Zero-shot vision-and-language navigation in continuous environments struggles to effectively translate the semantic priors of vision-language models into long-horizon embodied execution capabilities. To address this challenge, this work proposes EmergeNav, a novel framework that introduces an explicit Plan–Solve–Transition hierarchical execution structure. EmergeNav integrates goal-informed perception encoding (GIPE), contrastive dual-memory progress reasoning, and a role-disentangled Dual-FOV perception mechanism, enabling stable navigation without task-specific training or prior maps. Leveraging open-source VLM backbones such as Qwen3-VL, the method achieves success rates of 30.00% and 37.00% on the VLN-CE benchmark using only 8B and 32B parameter models, respectively, substantially outperforming existing zero-shot approaches.

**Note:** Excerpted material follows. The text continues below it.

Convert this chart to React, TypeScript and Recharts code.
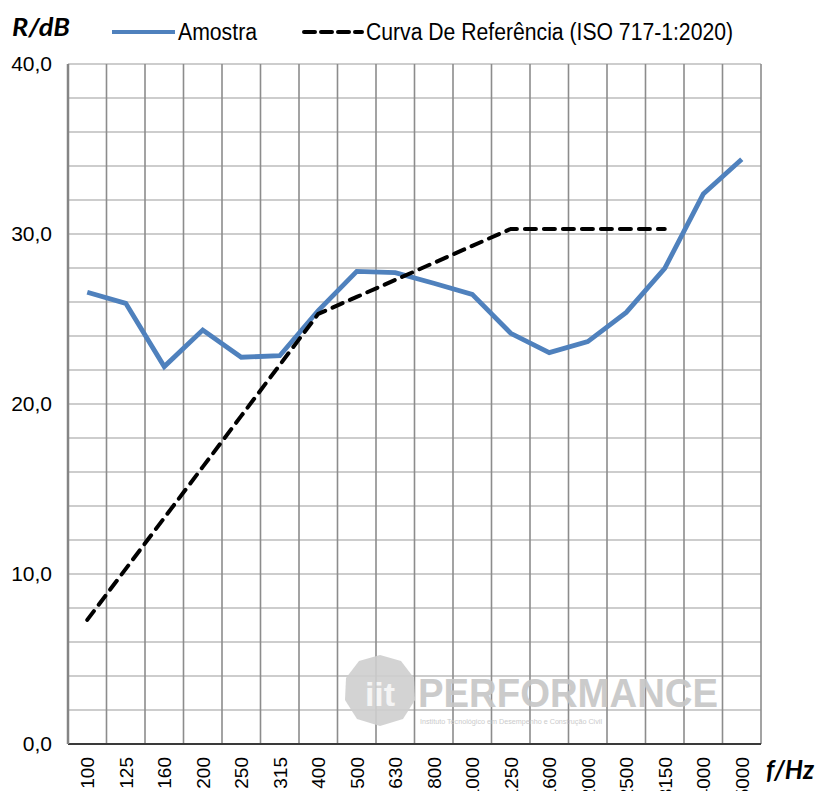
import React from 'react';
import { LineChart, Line, XAxis, YAxis, CartesianGrid } from 'recharts';

const frequencies = ['100', '125', '160', '200', '250', '315', '400', '500', '630', '800', '1000', '1250', '1600', '2000', '2500', '3150', '4000', '5000'];
const amostra = [26.57, 25.92, 22.2, 24.35, 22.75, 22.84, 25.5, 27.8, 27.73, 27.1, 26.45, 24.16, 23.02, 23.67, 25.39, 27.98, 32.35, 34.4];
const referencia: (number | null)[] = [7.3, 10.3, 13.3, 16.3, 19.3, 22.3, 25.3, 26.3, 27.3, 28.3, 29.3, 30.3, 30.3, 30.3, 30.3, 30.3, null, null];
const yGridTicks = [0, 2, 4, 6, 8, 10, 12, 14, 16, 18, 20, 22, 24, 26, 28, 30, 32, 34, 36, 38, 40];
const yLabelStep = 10;
const seriesNames = ['Amostra', 'Curva De Referência (ISO 717-1:2020)'];

const data = frequencies.map((f, i) => ({
  pos: i + 0.5,
  freq: f,
  amostra: amostra[i],
  referencia: referencia[i],
}));
const xTicks = data.map((d) => d.pos);
const xBoundaries = frequencies.map((_, i) => i).concat([frequencies.length]);

const ARIAL = "'Liberation Sans', Arial, sans-serif";
const TITLE = "Lato, 'Liberation Sans', Arial, sans-serif";

const BLUE = '#4F81BD';

const FreqTick = (props: any) => {
  const { x, y, payload } = props;
  const label = frequencies[Math.floor(payload.value)];
  return (
    <text
      x={x}
      y={y}
      transform={`rotate(-90 ${x} ${y})`}
      textAnchor="end"
      dy="0.36em"
      fontSize={19}
      fontFamily={ARIAL}
      fill="#000"
    >
      {label}
    </text>
  );
};

export default function App() {
  return (
    <div style={{ position: 'absolute', left: 0, top: 0, width: 817, height: 791, overflow: 'hidden' }}>
      <LineChart
        width={817}
        height={791}
        data={data}
        margin={{ top: 64, right: 56, bottom: 0, left: 8 }}
      >
        {/* watermark */}
        <g opacity={0.9}>
          <polygon
            points="380,655 401,661 414,678 415,700 403,719 380,726 357,719 345,700 346,678 359,661"
            fill="#cfcfcf"
          />
          <text x={380} y={706} textAnchor="middle" fontSize={34} fontWeight="bold" fontFamily={ARIAL} fill="#f4f4f4">
            iit
          </text>
          <text x={418} y={707} fontSize={41} fontWeight="bold" fontFamily={ARIAL} fill="#c6c6c6" textLength={300} lengthAdjust="spacingAndGlyphs">
            PERFORMANCE
          </text>
          <text x={420} y={724} fontSize={7} fontFamily={ARIAL} fill="#c6c6c6" textLength={182} lengthAdjust="spacingAndGlyphs">
            Instituto Tecnológico em Desempenho e Construção Civil
          </text>
        </g>
        <CartesianGrid horizontal={true} vertical={false} stroke="#bdbdbd" strokeWidth={1.6} />
        <CartesianGrid
          horizontal={false}
          vertical={true}
          stroke="#8c8c8c"
          strokeWidth={1.6}
          verticalCoordinatesGenerator={(p: any) => {
            const sc = p && p.xAxis && p.xAxis.scale;
            if (sc && typeof sc === 'function') return xBoundaries.map((v) => sc(v));
            if (sc && typeof sc.map === 'function') return xBoundaries.map((v) => sc.map(v));
            return xBoundaries.map((v) => p.offset.left + (v * p.offset.width) / frequencies.length);
          }}
        />
        <XAxis
          dataKey="pos"
          type="number"
          domain={[0, frequencies.length]}
          ticks={xTicks}
          interval={0}
          tick={<FreqTick />}
          tickLine={false}
          tickSize={0}
          tickMargin={13}
          height={47}
          axisLine={{ stroke: '#3a3a3a', strokeWidth: 2 }}
        />
        <YAxis
          type="number"
          domain={[0, 40]}
          ticks={yGridTicks}
          interval={0}
          width={60}
          tickLine={false}
          tickSize={0}
          tickMargin={16}
          axisLine={{ stroke: '#858585', strokeWidth: 2.5 }}
          tick={{ fontSize: 21, fontFamily: ARIAL, fill: '#000' }}
          tickFormatter={(v: number) => (v % yLabelStep === 0 ? v.toFixed(1).replace('.', ',') : '')}
        />
        <Line
          type="linear"
          dataKey="amostra"
          name={seriesNames[0]}
          stroke={BLUE}
          strokeWidth={4.8}
          dot={false}
          activeDot={false}
          isAnimationActive={false}
        />
        <Line
          type="linear"
          dataKey="referencia"
          name={seriesNames[1]}
          stroke="#000"
          strokeWidth={4}
          strokeDasharray="11 8"
          strokeLinecap="round"
          dot={false}
          activeDot={false}
          connectNulls={false}
          isAnimationActive={false}
        />
        {/* legend */}
        <line x1={112} y1={32} x2={175} y2={32} stroke={BLUE} strokeWidth={4} />
        <text x={178} y={40} fontSize={23} fontFamily={ARIAL} fill="#000" textLength={79} lengthAdjust="spacingAndGlyphs">
          {seriesNames[0]}
        </text>
        <line x1={304} y1={32} x2={362} y2={32} stroke="#000" strokeWidth={4} strokeDasharray="11 6" strokeLinecap="round" />
        <text x={366} y={40} fontSize={23} fontFamily={ARIAL} fill="#000" textLength={367} lengthAdjust="spacingAndGlyphs">
          {seriesNames[1]}
        </text>
        {/* axis titles */}
        <text x={12} y={36} fontSize={25} fontStyle="italic" fontWeight="bold" fontFamily={TITLE} fill="#000" textLength={58} lengthAdjust="spacingAndGlyphs">
          R/dB
        </text>
        <text x={766} y={779} fontSize={26} fontStyle="italic" fontWeight="bold" fontFamily={TITLE} fill="#000" textLength={48} lengthAdjust="spacingAndGlyphs">
          f/Hz
        </text>
      </LineChart>
    </div>
  );
}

Zero-shot vision-and-language navigation in continuous environments (VLN-CE) remains challenging for modern vision-language models (VLMs). Although these models encode useful semantic priors, their open-ended reasoning does not directly translate into stable long-horizon embodied execution. We argue that the key bottleneck is not missing knowledge alone, but missing an execution structure for organizing instruction following, perceptual grounding, temporal progress, and stage verification. We propose EmergeNav, a zero-shot framework that formulates continuous VLN as structured embodied inference. EmergeNav combines a Plan--Solve--Transition hierarchy for stage-structured execution, GIPE for goal-conditioned perceptual extraction, contrastive dual-memory reasoning for progress grounding, and role-separated Dual-FOV sensing for time-aligned local control and boundary verification. On VLN-CE, EmergeNav achieves strong zero-shot performance using only open-source VLM backbones and no task-specific training, explicit maps, graph search, or waypoint predictors, reaching 30.00 SR with Qwen3-VL-8B and 37.00 SR with Qwen3-VL-32B. These results suggest that explicit execution structure is a key ingredient for turning VLM priors into stable embodied navigation behavior.